Using hyphen/dash in python repository name and package name

Question:

I am trying to make my git repository pip-installable. In preparation for that I am restructuring the repo to follow the right conventions. My understanding from looking at other repositories is that I should put all my source code in a package that has the same name as the repository name. E.g. if my repository is called myrepo, then the source code would all go into a package also called myrepo.

My repository has a hyphen in it for readability: e.g. my-repo. So if I wanted to make a package for it with the same name, it would have a hyphen in it as well. In this tutorial it says “don’t use hyphens” for python package names. However I’ve seen well-established packages such as scikit-learn that have hyphens in their name. One thing that I have noticed though is that in the scikit-learn repo, the package name is not the same as the repo name and is instead called sklearn.

I think my discussion above boils down to the following questions:

  1. When packaging a repo, what is the relationship between the repository’s name and the package’s name? Is there anything to beware of when having names that don’t match?
  2. Is it okay to have hyphens in package names? What about in repository names?
  3. If the package name for scikit-learn is sklearn, then how come when I install it I do pip install scikit-learn instead of pip install sklearn?
Asked By: DataMan

||

Answers:

To answer your 1st point let me rephrase my answer to a different question.

The biggest source of misunderstanding is that the word "package" is heavily overloaded. There are 4 different names in the game — the name of the repository, the name of the directory being used for development (the one that contains setup.py), the name of the directory containing __init__.py and other importable modules, the name of distribution at PyPI. Quite often these 4 are the same or similar but that’s not required.
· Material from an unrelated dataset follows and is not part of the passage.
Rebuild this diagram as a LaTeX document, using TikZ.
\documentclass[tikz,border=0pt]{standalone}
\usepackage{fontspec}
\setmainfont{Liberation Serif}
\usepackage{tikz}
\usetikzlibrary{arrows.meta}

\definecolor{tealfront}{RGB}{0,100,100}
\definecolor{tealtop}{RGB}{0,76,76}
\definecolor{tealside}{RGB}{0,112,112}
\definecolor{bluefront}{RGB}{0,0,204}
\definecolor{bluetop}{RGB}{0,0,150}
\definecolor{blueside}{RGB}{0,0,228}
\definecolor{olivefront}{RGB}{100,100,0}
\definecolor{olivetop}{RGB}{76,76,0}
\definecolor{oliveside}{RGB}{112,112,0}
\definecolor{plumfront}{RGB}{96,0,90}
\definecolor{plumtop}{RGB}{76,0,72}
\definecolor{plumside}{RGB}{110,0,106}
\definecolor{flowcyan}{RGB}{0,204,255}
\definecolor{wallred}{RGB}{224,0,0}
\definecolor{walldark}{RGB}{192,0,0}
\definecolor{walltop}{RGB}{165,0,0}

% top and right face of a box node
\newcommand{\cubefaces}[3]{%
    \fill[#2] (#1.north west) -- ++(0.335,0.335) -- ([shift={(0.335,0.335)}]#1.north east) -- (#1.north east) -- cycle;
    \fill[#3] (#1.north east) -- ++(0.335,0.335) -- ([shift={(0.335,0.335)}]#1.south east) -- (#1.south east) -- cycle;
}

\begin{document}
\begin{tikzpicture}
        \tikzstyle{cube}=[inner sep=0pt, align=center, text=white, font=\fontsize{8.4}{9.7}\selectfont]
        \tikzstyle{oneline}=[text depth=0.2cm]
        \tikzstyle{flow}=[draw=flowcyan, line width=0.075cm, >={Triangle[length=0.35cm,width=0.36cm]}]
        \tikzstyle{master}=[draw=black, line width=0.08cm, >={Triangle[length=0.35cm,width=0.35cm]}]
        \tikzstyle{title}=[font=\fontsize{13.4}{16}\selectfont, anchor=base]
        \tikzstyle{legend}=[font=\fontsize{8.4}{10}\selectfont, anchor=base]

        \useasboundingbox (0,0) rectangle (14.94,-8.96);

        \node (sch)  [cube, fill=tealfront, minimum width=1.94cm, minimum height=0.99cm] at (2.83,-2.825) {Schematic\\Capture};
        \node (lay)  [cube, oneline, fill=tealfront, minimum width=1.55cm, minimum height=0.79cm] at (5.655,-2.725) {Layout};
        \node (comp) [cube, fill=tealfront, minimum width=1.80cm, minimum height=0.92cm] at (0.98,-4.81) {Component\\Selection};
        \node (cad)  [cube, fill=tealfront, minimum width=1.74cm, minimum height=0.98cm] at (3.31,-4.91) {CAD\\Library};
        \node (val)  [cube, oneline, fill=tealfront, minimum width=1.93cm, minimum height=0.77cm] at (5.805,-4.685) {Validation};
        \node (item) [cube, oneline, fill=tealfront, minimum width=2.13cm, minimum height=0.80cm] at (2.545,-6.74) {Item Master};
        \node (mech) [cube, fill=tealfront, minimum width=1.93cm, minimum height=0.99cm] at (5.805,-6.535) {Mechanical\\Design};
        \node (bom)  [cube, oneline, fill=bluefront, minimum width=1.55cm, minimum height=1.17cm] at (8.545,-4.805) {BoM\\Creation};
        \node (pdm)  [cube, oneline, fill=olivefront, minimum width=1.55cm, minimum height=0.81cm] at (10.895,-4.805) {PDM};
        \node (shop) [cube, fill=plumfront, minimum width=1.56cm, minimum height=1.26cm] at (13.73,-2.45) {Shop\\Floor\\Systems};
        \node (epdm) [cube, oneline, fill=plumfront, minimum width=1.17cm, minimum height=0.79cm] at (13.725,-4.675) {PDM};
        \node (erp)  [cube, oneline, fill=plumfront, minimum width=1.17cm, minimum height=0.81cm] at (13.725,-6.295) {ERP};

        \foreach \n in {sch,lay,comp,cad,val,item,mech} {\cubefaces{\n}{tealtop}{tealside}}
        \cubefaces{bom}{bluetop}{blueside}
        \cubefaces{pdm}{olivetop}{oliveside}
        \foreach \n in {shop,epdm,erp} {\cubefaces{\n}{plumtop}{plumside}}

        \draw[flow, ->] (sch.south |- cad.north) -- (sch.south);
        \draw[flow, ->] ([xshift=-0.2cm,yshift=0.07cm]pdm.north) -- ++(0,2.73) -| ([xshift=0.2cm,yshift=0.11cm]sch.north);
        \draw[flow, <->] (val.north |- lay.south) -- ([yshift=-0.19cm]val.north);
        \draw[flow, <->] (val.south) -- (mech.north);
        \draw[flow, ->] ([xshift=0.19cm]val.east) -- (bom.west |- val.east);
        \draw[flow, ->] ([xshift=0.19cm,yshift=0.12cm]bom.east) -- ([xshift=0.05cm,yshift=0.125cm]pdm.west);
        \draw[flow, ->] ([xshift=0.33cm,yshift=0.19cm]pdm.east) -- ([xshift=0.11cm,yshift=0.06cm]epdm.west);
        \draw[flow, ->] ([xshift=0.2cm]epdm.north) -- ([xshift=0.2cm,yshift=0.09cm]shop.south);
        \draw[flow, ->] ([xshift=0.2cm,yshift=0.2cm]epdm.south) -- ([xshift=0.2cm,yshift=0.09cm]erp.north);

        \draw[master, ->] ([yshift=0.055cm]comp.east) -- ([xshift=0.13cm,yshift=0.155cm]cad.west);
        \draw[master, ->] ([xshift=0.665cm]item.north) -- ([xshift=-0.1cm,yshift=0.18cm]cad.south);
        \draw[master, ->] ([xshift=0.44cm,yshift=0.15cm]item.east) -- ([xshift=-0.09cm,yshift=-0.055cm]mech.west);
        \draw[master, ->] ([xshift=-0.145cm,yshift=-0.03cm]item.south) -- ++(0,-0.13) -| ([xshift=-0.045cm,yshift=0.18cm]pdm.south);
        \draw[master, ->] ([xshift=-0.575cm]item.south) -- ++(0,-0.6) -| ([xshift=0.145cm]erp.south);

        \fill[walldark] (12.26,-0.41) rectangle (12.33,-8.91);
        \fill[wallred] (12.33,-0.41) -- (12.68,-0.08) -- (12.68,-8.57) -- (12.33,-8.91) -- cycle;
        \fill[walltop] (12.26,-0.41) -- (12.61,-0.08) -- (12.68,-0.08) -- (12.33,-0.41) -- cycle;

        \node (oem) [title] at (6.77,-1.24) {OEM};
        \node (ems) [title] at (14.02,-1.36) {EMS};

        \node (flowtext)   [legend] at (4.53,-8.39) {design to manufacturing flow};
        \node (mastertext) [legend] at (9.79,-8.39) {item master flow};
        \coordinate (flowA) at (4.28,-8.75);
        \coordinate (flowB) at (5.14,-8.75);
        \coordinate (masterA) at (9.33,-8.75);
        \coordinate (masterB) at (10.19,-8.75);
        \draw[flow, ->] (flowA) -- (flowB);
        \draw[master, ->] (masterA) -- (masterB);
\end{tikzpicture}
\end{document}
The names of the repository and development directory can be any, their names don’t play any role. Of course it’s convenient to name them properly but that’s only convenience.

The name of the directory with Python files name the package to be imported. Once the package is named for import the name usually stuck and cannot be changed.

The name of the distribution gives one a page at PyPI and the name of distribution files (source distribution, eggs, wheels). It’s the name one puts in setup(name='distribution') call.

Let me show detailed real example. I’ve been maintaining a templating library called CheetahTemplate. I develop it in the development directory called cheetah3/. The distribution at PyPI is called Cheetah3; this is the name I put into setup(name='Cheetah3'). The top-level module is Cheetah hence one does import Cheetah.Template or from Cheetah import Template; that means that I have a directory cheetah3/Cheetah/.

The answer to 2 is: you can have dashes in repository names and PyPI distribution names but not in package (directories with __init__.py files) names and module (.py files) names because you cannot write in Python import xy-zzy, that would be subtraction and SyntaxError.

Point 3: The site and the repository names are scikit-learn, as well as the distribution name, but the importable package (the top-level directory with __init__.py) is sklearn.

PEP 8 has nothing to do with the question as it doesn’t talk about distribution, only about importable packages and modules.

Answered By: phd